*YOUR INSTRUCTIONS*
Images must not appear in your copy; reproduce every other part of the records exactly.

::::

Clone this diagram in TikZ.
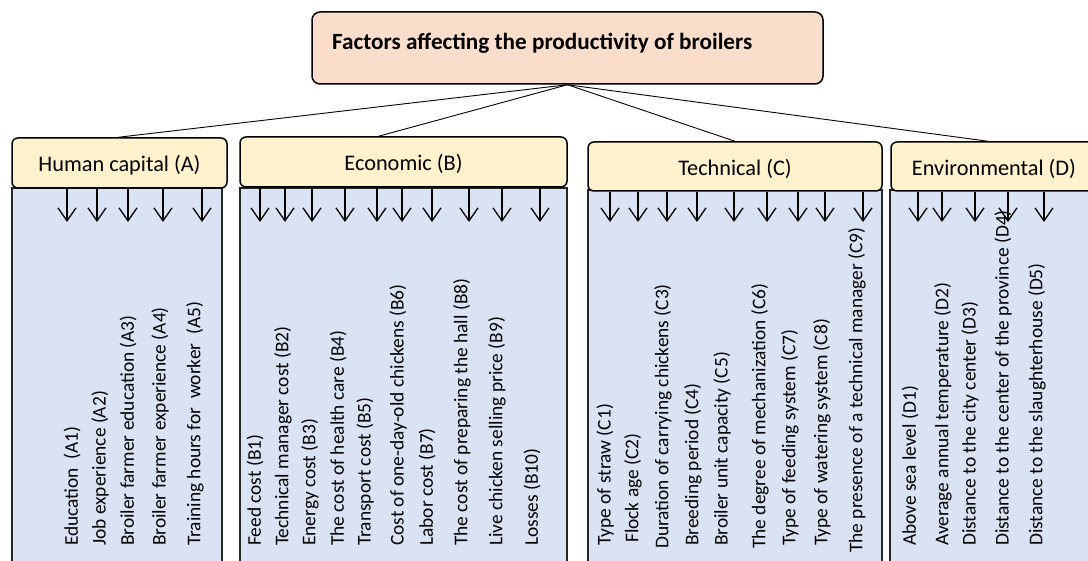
\documentclass[tikz,border=0pt]{standalone}
\usepackage{fontspec}
\setmainfont{Carlito}
\usetikzlibrary{arrows.meta}
\definecolor{titlefill}{HTML}{FADDCB}
\definecolor{hdrfill}{HTML}{FFF2CC}
\definecolor{bodyfill}{HTML}{DAE3F3}
\tikzset{
  titlebox/.style={draw=black, line width=1.5pt, fill=titlefill, rounded corners=8pt, inner sep=0},
  titletext/.style={anchor=west, inner sep=0, font=\bfseries\fontsize{23.2}{27}\selectfont},
  hdr/.style={draw=black, line width=1.5pt, fill=hdrfill, rounded corners=6pt, inner sep=0, text height=20pt, text depth=2.8pt, font=\fontsize{22.3}{25}\selectfont},
  bodybox/.style={draw=black!85, line width=1.5pt, fill=bodyfill},
  item/.style={rotate=90, anchor=west, inner sep=0, font=\fontsize{19.4}{22}\selectfont},
  arr/.style={-{Straight Barb[length=13pt,width=18pt,line width=1.3pt]}, line width=1.3pt},
  link/.style={line width=0.9pt},
}
\begin{document}
\begin{tikzpicture}[x=1pt,y=-1pt]
\clip (0,0) rectangle (1088,561);
\fill[white] (0,0) rectangle (1088,561);
% bodies
\draw[bodybox] (12,188) rectangle (222,575);
\draw[bodybox] (240,188) rectangle (567,575);
\draw[bodybox] (588,190) rectangle (882,575);
\draw[bodybox] (890,190) rectangle (1100,575);
% items A
\node[item] (a1) at (72,546) {Education~ (A1)};
\node[item] (a2) at (100,546) {Job experience (A2)};
\node[item] (a3) at (128,546) {Broiler farmer education (A3)};
\node[item] (a4) at (160,546) {Broiler farmer experience (A4)};
\node[item] (a5) at (195,546) {Training hours for~ worker~ (A5)};
% items B
\node[item] (b1) at (255,546) {Feed cost (B1)};
\node[item] (b2) at (283,546) {Technical manager cost (B2)};
\node[item] (b3) at (310,546) {Energy cost (B3)};
\node[item] (b4) at (338,546) {The cost of health care (B4)};
\node[item] (b5) at (365,546) {Transport cost (B5)};
\node[item] (b6) at (398,546) {Cost of one-day-old chickens (B6)};
\node[item] (b7) at (427,546) {Labor cost (B7)};
\node[item] (b8) at (462,546) {The cost of preparing the hall (B8)};
\node[item] (b9) at (497,546) {Live chicken selling price (B9)};
\node[item] (b10) at (532,546) {Losses (B10)};
% items C
\node[item] (c1) at (605,546) {Type of straw (C1)};
\node[item] (c2) at (633,543) {Flock age (C2)};
\node[item] (c3) at (663,549) {Duration of carrying chickens (C3)};
\node[item] (c4) at (693,546) {Breeding period (C4)};
\node[item] (c5) at (722,546) {Broiler unit capacity (C5)};
\node[item] (c6) at (760,549) {The degree of mechanization (C6)};
\node[item] (c7) at (790,546) {Type of feeding system (C7)};
\node[item] (c8) at (822,546) {Type of watering system (C8)};
\node[item] (c9) at (857,553) {The presence of a technical manager (C9)};
% items D
\node[item] (d1) at (910,546) {Above sea level (D1)};
\node[item] (d2) at (943,546) {Average annual temperature (D2)};
\node[item] (d3) at (970,546) {Distance to the city center (D3)};
\node[item] (d4) at (1003,546) {Distance to the center of the province (D4)};
\node[item] (d5) at (1037,546) {Distance to the slaughterhouse (D5)};
% headers
\node[hdr, minimum width=215pt, minimum height=50pt] (hA) at (119.5,163) {Human capital (A)};
\node[hdr, minimum width=327pt, minimum height=50pt] (hB) at (403.5,162) {Economic (B)};
\node[hdr, minimum width=294pt, minimum height=49pt] (hC) at (735,166.5) {Technical (C)};
\node[hdr, minimum width=206pt, minimum height=49pt] (hD) at (994,166.5) {Environmental (D)};
% arrow tips
\foreach \n/\x in {ta1/67,ta2/97,ta3/128,ta4/163,ta5/202}{\coordinate (\n) at (\x,222);}
\foreach \n/\x in {tb1/260,tb2/285,tb3/312,tb4/345,tb5/377,tb6/402,tb7/432,tb8/469,tb9/502,tb10/540}{\coordinate (\n) at (\x,222);}
\foreach \n/\x in {tc1/610,tc2/638,tc3/667,tc4/697,tc5/734,tc6/767,tc7/798,tc8/825,tc9/863}{\coordinate (\n) at (\x,222);}
\foreach \n/\x in {td1/918,td2/942,td3/975,td4/1008,td5/1044}{\coordinate (\n) at (\x,222);}
\foreach \t in {ta1,ta2,ta3,ta4,ta5}{\draw[arr] (hA.south -| \t) -- (\t);}
\foreach \t in {tb1,tb2,tb3,tb4,tb5,tb6,tb7,tb8,tb9,tb10}{\draw[arr] (hB.south -| \t) -- (\t);}
\foreach \t in {tc1,tc2,tc3,tc4,tc5,tc6,tc7,tc8,tc9}{\draw[arr] (hC.south -| \t) -- (\t);}
\foreach \t in {td1,td2,td3,td4,td5}{\draw[arr] (hD.south -| \t) -- (\t);}
% title
\node[titlebox, minimum width=511pt, minimum height=72pt] (title) at (567.5,48) {};
\node[titletext] (ttext) at (332,43) {Factors affecting the productivity of broilers};
% links
\draw[link] (title.south) -- ([xshift=-1pt]hA.north);
\draw[link] (title.south) -- ([xshift=-25pt]hB.north);
\draw[link] (title.south) -- (hC.north);
\draw[link] (title.south) -- ([xshift=-6pt]hD.north);
\end{tikzpicture}
\end{document}
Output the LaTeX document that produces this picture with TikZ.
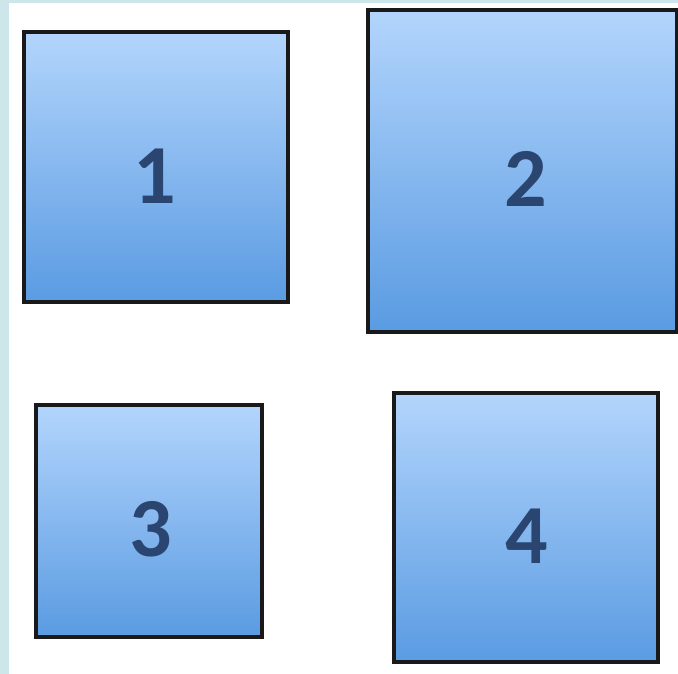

::::

*PROBLEM SOLUTION*
Clone this diagram in TikZ.
\documentclass[tikz,border=0pt]{standalone}
\usepackage{fontspec}
\setmainfont{Carlito}
\usetikzlibrary{arrows.meta}
\definecolor{titlefill}{HTML}{FADDCB}
\definecolor{hdrfill}{HTML}{FFF2CC}
\definecolor{bodyfill}{HTML}{DAE3F3}
\tikzset{
  titlebox/.style={draw=black, line width=1.5pt, fill=titlefill, rounded corners=8pt, inner sep=0},
  titletext/.style={anchor=west, inner sep=0, font=\bfseries\fontsize{23.2}{27}\selectfont},
  hdr/.style={draw=black, line width=1.5pt, fill=hdrfill, rounded corners=6pt, inner sep=0, text height=20pt, text depth=2.8pt, font=\fontsize{22.3}{25}\selectfont},
  bodybox/.style={draw=black!85, line width=1.5pt, fill=bodyfill},
  item/.style={rotate=90, anchor=west, inner sep=0, font=\fontsize{19.4}{22}\selectfont},
  arr/.style={-{Straight Barb[length=13pt,width=18pt,line width=1.3pt]}, line width=1.3pt},
  link/.style={line width=0.9pt},
}
\begin{document}
\begin{tikzpicture}[x=1pt,y=-1pt]
\clip (0,0) rectangle (1088,561);
\fill[white] (0,0) rectangle (1088,561);
% bodies
\draw[bodybox] (12,188) rectangle (222,575);
\draw[bodybox] (240,188) rectangle (567,575);
\draw[bodybox] (588,190) rectangle (882,575);
\draw[bodybox] (890,190) rectangle (1100,575);
% items A
\node[item] (a1) at (72,546) {Education~ (A1)};
\node[item] (a2) at (100,546) {Job experience (A2)};
\node[item] (a3) at (128,546) {Broiler farmer education (A3)};
\node[item] (a4) at (160,546) {Broiler farmer experience (A4)};
\node[item] (a5) at (195,546) {Training hours for~ worker~ (A5)};
% items B
\node[item] (b1) at (255,546) {Feed cost (B1)};
\node[item] (b2) at (283,546) {Technical manager cost (B2)};
\node[item] (b3) at (310,546) {Energy cost (B3)};
\node[item] (b4) at (338,546) {The cost of health care (B4)};
\node[item] (b5) at (365,546) {Transport cost (B5)};
\node[item] (b6) at (398,546) {Cost of one-day-old chickens (B6)};
\node[item] (b7) at (427,546) {Labor cost (B7)};
\node[item] (b8) at (462,546) {The cost of preparing the hall (B8)};
\node[item] (b9) at (497,546) {Live chicken selling price (B9)};
\node[item] (b10) at (532,546) {Losses (B10)};
% items C
\node[item] (c1) at (605,546) {Type of straw (C1)};
\node[item] (c2) at (633,543) {Flock age (C2)};
\node[item] (c3) at (663,549) {Duration of carrying chickens (C3)};
\node[item] (c4) at (693,546) {Breeding period (C4)};
\node[item] (c5) at (722,546) {Broiler unit capacity (C5)};
\node[item] (c6) at (760,549) {The degree of mechanization (C6)};
\node[item] (c7) at (790,546) {Type of feeding system (C7)};
\node[item] (c8) at (822,546) {Type of watering system (C8)};
\node[item] (c9) at (857,553) {The presence of a technical manager (C9)};
% items D
\node[item] (d1) at (910,546) {Above sea level (D1)};
\node[item] (d2) at (943,546) {Average annual temperature (D2)};
\node[item] (d3) at (970,546) {Distance to the city center (D3)};
\node[item] (d4) at (1003,546) {Distance to the center of the province (D4)};
\node[item] (d5) at (1037,546) {Distance to the slaughterhouse (D5)};
% headers
\node[hdr, minimum width=215pt, minimum height=50pt] (hA) at (119.5,163) {Human capital (A)};
\node[hdr, minimum width=327pt, minimum height=50pt] (hB) at (403.5,162) {Economic (B)};
\node[hdr, minimum width=294pt, minimum height=49pt] (hC) at (735,166.5) {Technical (C)};
\node[hdr, minimum width=206pt, minimum height=49pt] (hD) at (994,166.5) {Environmental (D)};
% arrow tips
\foreach \n/\x in {ta1/67,ta2/97,ta3/128,ta4/163,ta5/202}{\coordinate (\n) at (\x,222);}
\foreach \n/\x in {tb1/260,tb2/285,tb3/312,tb4/345,tb5/377,tb6/402,tb7/432,tb8/469,tb9/502,tb10/540}{\coordinate (\n) at (\x,222);}
\foreach \n/\x in {tc1/610,tc2/638,tc3/667,tc4/697,tc5/734,tc6/767,tc7/798,tc8/825,tc9/863}{\coordinate (\n) at (\x,222);}
\foreach \n/\x in {td1/918,td2/942,td3/975,td4/1008,td5/1044}{\coordinate (\n) at (\x,222);}
\foreach \t in {ta1,ta2,ta3,ta4,ta5}{\draw[arr] (hA.south -| \t) -- (\t);}
\foreach \t in {tb1,tb2,tb3,tb4,tb5,tb6,tb7,tb8,tb9,tb10}{\draw[arr] (hB.south -| \t) -- (\t);}
\foreach \t in {tc1,tc2,tc3,tc4,tc5,tc6,tc7,tc8,tc9}{\draw[arr] (hC.south -| \t) -- (\t);}
\foreach \t in {td1,td2,td3,td4,td5}{\draw[arr] (hD.south -| \t) -- (\t);}
% title
\node[titlebox, minimum width=511pt, minimum height=72pt] (title) at (567.5,48) {};
\node[titletext] (ttext) at (332,43) {Factors affecting the productivity of broilers};
% links
\draw[link] (title.south) -- ([xshift=-1pt]hA.north);
\draw[link] (title.south) -- ([xshift=-25pt]hB.north);
\draw[link] (title.south) -- (hC.north);
\draw[link] (title.south) -- ([xshift=-6pt]hD.north);
\end{tikzpicture}
\end{document}
Output the LaTeX document that produces this picture with TikZ.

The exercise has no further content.